Causative - "John made [the band played Van Halen]" into "John made the band play Van Halen.
Raising - "It's easy [John runs the band]" into "It's easy for John to run the band"
Nominalization - "John ran the band" into "John's running of the band"
Interjection - Grammatically disconnected words of exclamation to convey emotion or other concepts.
Culture
Register - Styles of speech, such as when something is ceremonial, ritual, scientific, journalistic, colloquial, slang, polite, in respect to royalty, or just standard conversation. This is purely based on culture, and can change, just as how referring to someone's first name is considering "informal" while referring to someone as "Mr." or "Mrs." is considered "formal".
Poetry - A form of artistic writing that can be based on many things, such as alliteration, patterns of stress, lines of certain syllable length, etcetera.

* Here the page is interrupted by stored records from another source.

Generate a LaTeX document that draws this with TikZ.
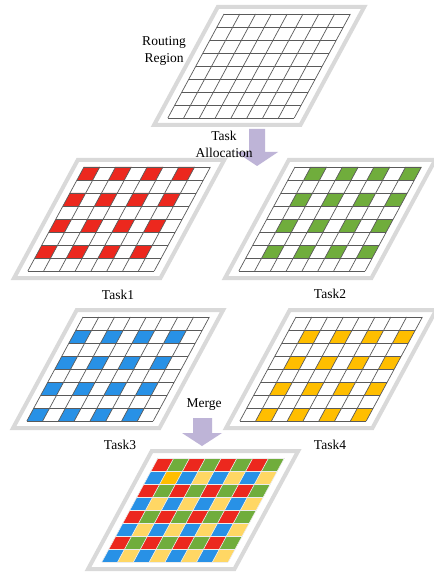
\documentclass[tikz,border=0pt]{standalone}
\usepackage{fontspec}
\setmainfont{Liberation Serif}
\definecolor{cred}{RGB}{236,40,30}
\definecolor{cgreen}{RGB}{112,173,60}
\definecolor{cblue}{RGB}{40,145,230}
\definecolor{cgold}{RGB}{255,190,0}
\definecolor{cyellow}{RGB}{255,215,100}
\definecolor{cframe}{RGB}{217,217,217}
\definecolor{carrow}{RGB}{190,180,215}
\definecolor{cline}{RGB}{90,90,90}
\newcommand{\cellw}{15.8}
\newcommand{\cellh}{13}
\newcommand{\cells}[3]{\foreach \r in {#2}{\foreach \c in {#3}{\fill[#1] (\c*\cellw,\r*\cellh) rectangle ++(\cellw,\cellh);}}}
\newcommand{\panelgrid}[4]{%
  \begin{scope}[shift={(#1,#2)}, xslant=0.54]
    \draw[frameline] (-10,-7) rectangle (136.4,111);
    #4
    \foreach \i in {0,...,8}{
      \draw[#3] (\i*\cellw,0) -- (\i*\cellw,104);
      \draw[#3] (0,\i*\cellh) -- (8*\cellw,\i*\cellh);}
  \end{scope}}
\tikzset{
  frameline/.style={draw=cframe, line width=4pt, line join=miter},
  gridline/.style={draw=cline, line width=0.7pt},
  mergeline/.style={draw=white!85!gray, line width=0.6pt},
  lbl/.style={font=\fontsize{13.5}{17}\selectfont, align=center, inner sep=0pt},
  bigarrow/.style={fill=carrow, draw=none}
}
\begin{document}
\begin{tikzpicture}[x=1pt, y=-1pt]
\fill[white] (0,0) rectangle (433,577);
\useasboundingbox (0,0) rectangle (433,577);

% Routing region
\panelgrid{224}{14}{gridline}{}
% Task1
\panelgrid{84}{167}{gridline}{\cells{cred}{0,2,4,6}{0,2,4,6}}
% Task2
\panelgrid{295}{167}{gridline}{\cells{cgreen}{0,2,4,6}{1,3,5,7}}
% Task3
\panelgrid{83}{317}{gridline}{\cells{cblue}{1,3,5,7}{0,2,4,6}}
% Task4
\panelgrid{296}{317}{gridline}{\cells{cgold}{1,3,5,7}{1,3,5,7}}
% Merge
\panelgrid{158}{458}{mergeline}{%
  \cells{cred}{0,2,4,6}{0,2,4,6}%
  \cells{cgreen}{0,2,4,6}{1,3,5,7}%
  \cells{cblue}{1,3,5,7}{0,2,4,6}%
  \cells{cyellow}{1,3,5,7}{1,3,5,7}%
  \cells{cgold}{1}{1}}

% arrows
\fill[bigarrow] (249,129) -- (265,129) -- (265,152) -- (278,152) -- (257,166) -- (236,152) -- (249,152) -- cycle;
\fill[bigarrow] (193,418) -- (212,418) -- (212,433) -- (222,433) -- (202,446) -- (182,433) -- (193,433) -- cycle;

% labels
\node[lbl] (routing) at (164,51) {Routing\\Region};
\node[lbl] (alloc) at (224,144) {Task\\Allocation};
\node[lbl] (t1) at (118,295) {Task1};
\node[lbl] (t2) at (330,294) {Task2};
\node[lbl] (t3) at (120,445) {Task3};
\node[lbl] (t4) at (330,445) {Task4};
\node[lbl] (merge) at (204,405) {Merge};
\end{tikzpicture}
\end{document}
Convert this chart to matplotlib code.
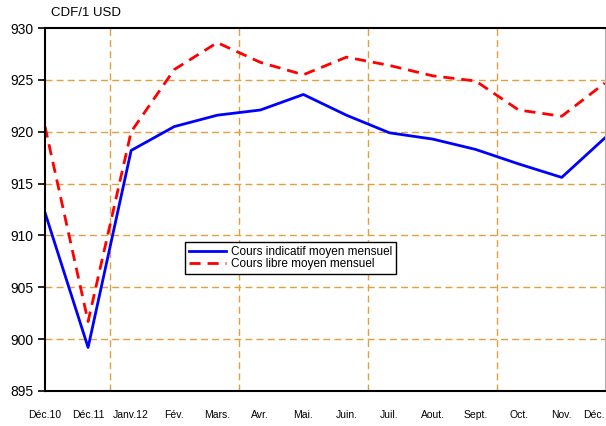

Semantics - The branch of linguistics concerned with the meaning of language.Â
Pragmatics - How language is used in the real world, in context.
Neography
Medium - What surface is used for writing.
Ideographic - Symbols convey ideas.
Logography - Symbols convey words.
Morphological - Symbols convey grammatical components.
Syllabary - Symbols convey syllables.
Abugida - Symbols convey comsonants with vowel diacritics.
Abjad - Symbols convey consonants.
Alphabetic - Symbols convey consonants or vowels.
Featural - Symbols convey phonetic information.
Punctuation - Markings that indicate how text should be read or spoke.